Since then – well, he found a vocalist, Luke Spiller (of the Struts), and the band is pretty impressive as well: bassist Leland Sklar, drummer John Robinson, keyboardist Matt Rollings and guitarist Michael Thompson. And together they have cast an album that is probably Oldfield’s hardest rocking set since the mid-1980s.
Three versions of Oldfield’s 25th album are available across the different formats – a regular set with the songs “as released”; a double, that includes a second disc of instrumental takes; and a limited edition with a third disc of demos and alternate mixes. And the first two, at least, kick the proverbial booty.
It’s an Oldfield album, so it’s a guitar heavy beast, Oldfield turning out some staggering solos: “Castaway,” “Nuclear,” “Chariots” and “Irene” are the primal rockers, together with an excellent title track; ghost of “Shadow on the Wall” flirt around a few of the edges, and that’s a good thing – especially with Spiller proving himself one of the most powerful vocalists Oldfield had worked with in a while, without being as overwhelming as some.
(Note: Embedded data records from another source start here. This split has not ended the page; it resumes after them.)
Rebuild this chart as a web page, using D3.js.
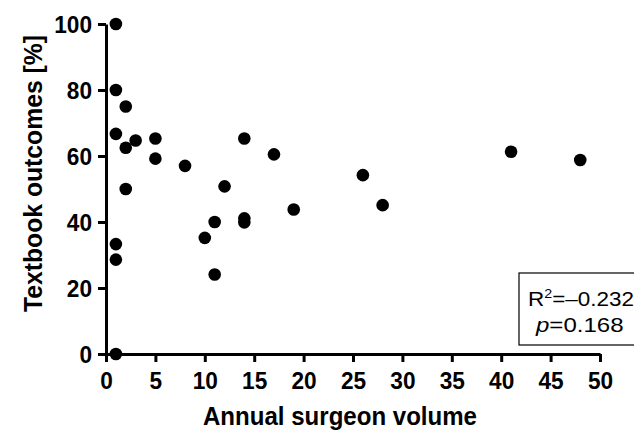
<!DOCTYPE html>
<html>
<head>
<meta charset="utf-8">
<script src="https://cdn.jsdelivr.net/npm/d3@7"></script>
<style>
  body { margin: 0; background: #fff; }
  svg { font-family: "Liberation Sans", Arial, sans-serif; }
</style>
</head>
<body>
<svg id="chart"></svg>
<script>
// Annual surgeon volume vs textbook outcome rate
const volume = [1, 1, 1, 1, 1, 1, 2, 2, 2, 3, 5, 5, 8, 10, 11, 11, 12, 14, 14, 14, 17, 19, 26, 28, 41, 48];
const outcome = [100, 80, 66.7, 33.3, 28.6, 0, 75, 62.5, 50, 64.7, 65.3, 59.2, 57, 35.2, 40, 24.1, 50.8, 65.3, 41.1, 39.9, 60.5, 43.8, 54.2, 45.1, 61.3, 58.8];
const xTicks = [0, 5, 10, 15, 20, 25, 30, 35, 40, 45, 50];
const yTicks = [0, 20, 40, 60, 80, 100];

const W = 634, H = 430;
const margin = {top: 24, right: 34, bottom: 76, left: 106};

const svg = d3.select('#chart').attr('width', W).attr('height', H);

const x = d3.scaleLinear().domain([0, 50]).range([margin.left, W - margin.right]);
const y = d3.scaleLinear().domain([0, 100]).range([H - margin.bottom, margin.top]);

// Axes
const xAxis = svg.append('g')
    .attr('transform', `translate(0,${H - margin.bottom})`)
    .call(d3.axisBottom(x).tickValues(xTicks).tickSize(8).tickSizeOuter(0).tickPadding(10));

const yAxis = svg.append('g')
    .attr('transform', `translate(${margin.left},0)`)
    .call(d3.axisLeft(y).tickValues(yTicks).tickSize(8).tickSizeOuter(0).tickPadding(6));

[xAxis, yAxis].forEach(g => {
    g.select('.domain').attr('stroke', '#000').attr('stroke-width', 3);
    g.selectAll('.tick line').attr('stroke', '#000').attr('stroke-width', 3);
    g.selectAll('.tick text')
        .attr('fill', '#000')
        .style('font-size', '24px')
        .style('font-weight', 'bold')
        .style('font-family', '"Liberation Sans", Arial, sans-serif')
        .attr('textLength', function() { return this.textContent.length * 12.6; })
        .attr('lengthAdjust', 'spacingAndGlyphs');
});
yAxis.selectAll('.tick text').attr('dy', '0.36em');
xAxis.selectAll('.tick text').attr('dy', '0.72em');

// Axis titles
svg.append('text')
    .attr('x', 203)
    .attr('y', 425)
    .attr('textLength', 274)
    .attr('lengthAdjust', 'spacingAndGlyphs')
    .style('font-size', '26px')
    .style('font-weight', 'bold')
    .text('Annual surgeon volume');

svg.append('text')
    .attr('transform', `translate(42,312) rotate(-90)`)
    .attr('textLength', 277)
    .attr('lengthAdjust', 'spacingAndGlyphs')
    .style('font-size', '26px')
    .style('font-weight', 'bold')
    .text('Textbook outcomes [%]');

// Points
svg.append('g')
    .selectAll('circle')
    .data(volume.map((v, i) => ({v, o: outcome[i]})))
    .enter().append('circle')
    .attr('cx', d => x(d.v))
    .attr('cy', d => y(d.o))
    .attr('r', 6.3)
    .attr('fill', '#000');

// Stats box (runs off the right edge, as in the original)
const box = svg.append('g').attr('transform', 'translate(519,273)');
box.append('rect')
    .attr('width', 130).attr('height', 72)
    .attr('fill', '#fff').attr('stroke', '#000').attr('stroke-width', 1.2);

const r2 = box.append('text').attr('x', 9).attr('y', 32.5)
    .attr('textLength', 106).attr('lengthAdjust', 'spacingAndGlyphs')
    .style('font-size', '20.5px');
r2.append('tspan').text('R');
r2.append('tspan').attr('dy', -8).style('font-size', '13px').text('2');
r2.append('tspan').attr('dy', 8).text('=\u20130.232');

const pv = box.append('text').attr('x', 17).attr('y', 58.5)
    .attr('textLength', 87.5).attr('lengthAdjust', 'spacingAndGlyphs')
    .style('font-size', '20.5px');
pv.append('tspan').style('font-style', 'italic').text('p');
pv.append('tspan').text('=0.168');
</script>
</body>
</html>
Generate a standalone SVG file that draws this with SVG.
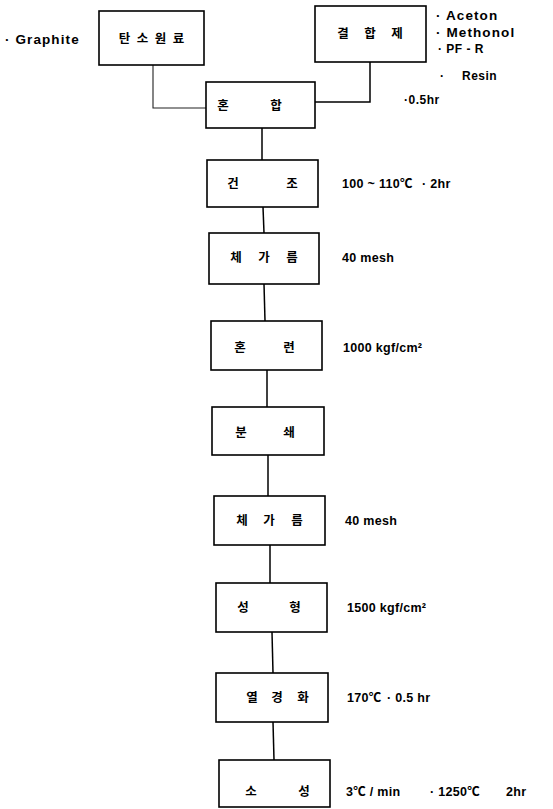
<svg xmlns="http://www.w3.org/2000/svg" width="553" height="809" viewBox="0 0 553 809">
<style>
.box{fill:#fff;stroke:#000;stroke-width:1.6}
.ko{font-family:"Noto Sans CJK KR","Noto Sans",sans-serif;font-weight:700;font-size:12.5px;fill:#000;text-anchor:middle}
.lbl{font-family:"Liberation Sans","Noto Sans CJK KR",sans-serif;font-weight:700;font-size:12.5px;fill:#000;letter-spacing:0.3px}
.hd{font-family:"Liberation Sans",sans-serif;font-weight:700;font-size:13.5px;fill:#000;letter-spacing:1.1px}
.sm{font-family:"Liberation Sans",sans-serif;font-weight:700;font-size:12px;fill:#000;letter-spacing:0.5px}
.ln{fill:none;stroke:#000;stroke-width:1.5}
.ln2{fill:none;stroke:#222;stroke-width:1.1}
</style>
<rect width="553" height="809" fill="#fff"/>
<g id="connectors">
<polyline class="ln2" points="153,65 153,108 206,108"/>
<polyline class="ln" points="370,62 370,102 315,102"/>
<line class="ln" x1="262" y1="128" x2="262" y2="160"/>
<line class="ln" x1="263" y1="207" x2="264" y2="233"/>
<line class="ln" x1="264" y1="284" x2="265" y2="321"/>
<line class="ln" x1="267" y1="370" x2="267" y2="407"/>
<line class="ln" x1="268" y1="455" x2="268" y2="496"/>
<line class="ln" x1="270" y1="545" x2="270" y2="583"/>
<line class="ln" x1="272" y1="632" x2="273" y2="673"/>
<line class="ln" x1="273" y1="722" x2="274" y2="760"/>
</g>
<g id="graphite-label"><text class="hd" x="5" y="44">· Graphite</text></g>
<g id="binder-labels">
<text class="hd" x="436" y="20">· Aceton</text>
<text class="hd" x="436" y="37">· Methonol</text>
<text class="sm" x="438" y="53">· PF - R</text>
<text class="sm" y="80"><tspan x="440">·</tspan><tspan x="462">Resin</tspan></text>
<text class="sm" x="404" y="104">·0.5hr</text>
</g>
<g id="n-carbon"><rect class="box" x="99" y="11" width="105" height="54"/><text class="ko" x="124.5 142.5 160.5 178.5" y="43">탄소원료</text></g>
<g id="n-binder"><rect class="box" x="315" y="6" width="111" height="56"/><text class="ko" x="343 370 397" y="38">결합제</text></g>
<g id="n-mix"><rect class="box" x="206" y="82" width="109" height="46"/><text class="ko" x="223 276" y="110">혼합</text></g>
<g id="n-dry"><rect class="box" x="207" y="160" width="111" height="47"/><text class="ko" x="233 292" y="188">건조</text>
<text class="lbl" y="188"><tspan x="342">100 ~ 110℃</tspan><tspan x="422">· 2hr</tspan></text></g>
<g id="n-sieve1"><rect class="box" x="209" y="233" width="110" height="51"/><text class="ko" x="236 264 292" y="262">체가름</text>
<text class="lbl" x="342" y="262">40 mesh</text></g>
<g id="n-knead"><rect class="box" x="211" y="321" width="111" height="49"/><text class="ko" x="240 289" y="352">혼련</text>
<text class="lbl" x="343" y="352">1000 kgf/cm²</text></g>
<g id="n-crush"><rect class="box" x="212" y="407" width="112" height="48"/><text class="ko" x="241 289" y="437">분쇄</text></g>
<g id="n-sieve2"><rect class="box" x="214" y="496" width="111" height="49"/><text class="ko" x="242 269 297" y="525">체가름</text>
<text class="lbl" x="345" y="525">40 mesh</text></g>
<g id="n-form"><rect class="box" x="216" y="583" width="111" height="49"/><text class="ko" x="243 295" y="612">성형</text>
<text class="lbl" x="347" y="612">1500 kgf/cm²</text></g>
<g id="n-cure"><rect class="box" x="216" y="673" width="112" height="49"/><text class="ko" x="252 277 303" y="702">열경화</text>
<text class="lbl" y="702"><tspan x="347">170℃</tspan><tspan x="387">· 0.5 hr</tspan></text></g>
<g id="n-fire"><rect class="box" x="219" y="760" width="111" height="47"/><text class="ko" x="251 304" y="796">소성</text>
<text class="lbl" y="796"><tspan x="346">3℃ / min</tspan><tspan x="430">· 1250℃</tspan><tspan x="506">2hr</tspan></text></g>
</svg>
Other familiar memories resurface. “Sailing,” the album’s first 45, has a definite hint of the “Moonlight Shadows” skipping around its fringes, while Oldfield is also smart enough to know precisely which chords (and we are speaking figuratively here, not literally) to strike in order to thrill the fan club. It sounds like a Mike Oldfield album, no matter how unfamiliar the other players may be.
The lyrics do occasionally lapse into blandness (one reason why the instrumental disc is a must-hear), but the band is scorching, the riffs are wild and the entire package is dramatically more exciting than we might have expected from a man whose best-known album is now thirty-one years old.